Ela explica que a característica mais marcante do local é a convergência de três trajetos bem diferentes que por ali trilharam: o sujeito histórico e político de Pio Lourenço, o caminho de Mário de Andrade e a vinda do casal Safiotti e futura doação do espaço para a Universidade Estadual Paulista (Unesp) de Araraquara.
A Chácara Sapucaia foi tombada como patrimônio histórico do município em 2014, e a gestão é feita pela Faculdade de Ciências e Letras de Araraquara (FCLAr).
O TRAJETO DE PIO LOURENÇO E MÁRIO DE ANDRADE
Político influente, o fazendeiro Pio Lourenço construiu o casarão da chácara no final do século XVI para fugir da febre amarela que assolava Araraquara e proteger a sua esposa Zulmira. Naquele tempo, o casarão era uma grande fazenda e abrangia a escola Victor Lacorte e o Sesc.

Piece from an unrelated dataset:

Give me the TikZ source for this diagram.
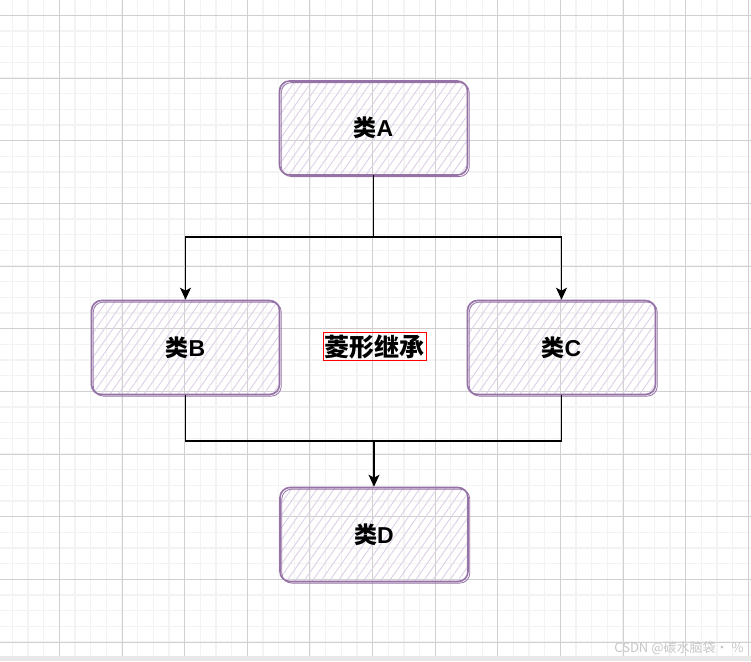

Antes considerado “fora da cidade”, hoje é parte importante do bairro do Carmo.
“Isso é interessante porque se for ver em linha reta com o marco zero da Matriz dá 4 km de distância”, comenta Teresa.
A historiadora explica que a vinda de Mário de Andrade, que era sobrinho de Zulmira, para a Sapucaia, se dá devido a uma depressão que o escritor passava devido à perda de um irmão.
Aos poucos, Mário se recupera e surge uma amizade duradoura com Pio, embora os dois fossem bem diferentes em suas posições políticas.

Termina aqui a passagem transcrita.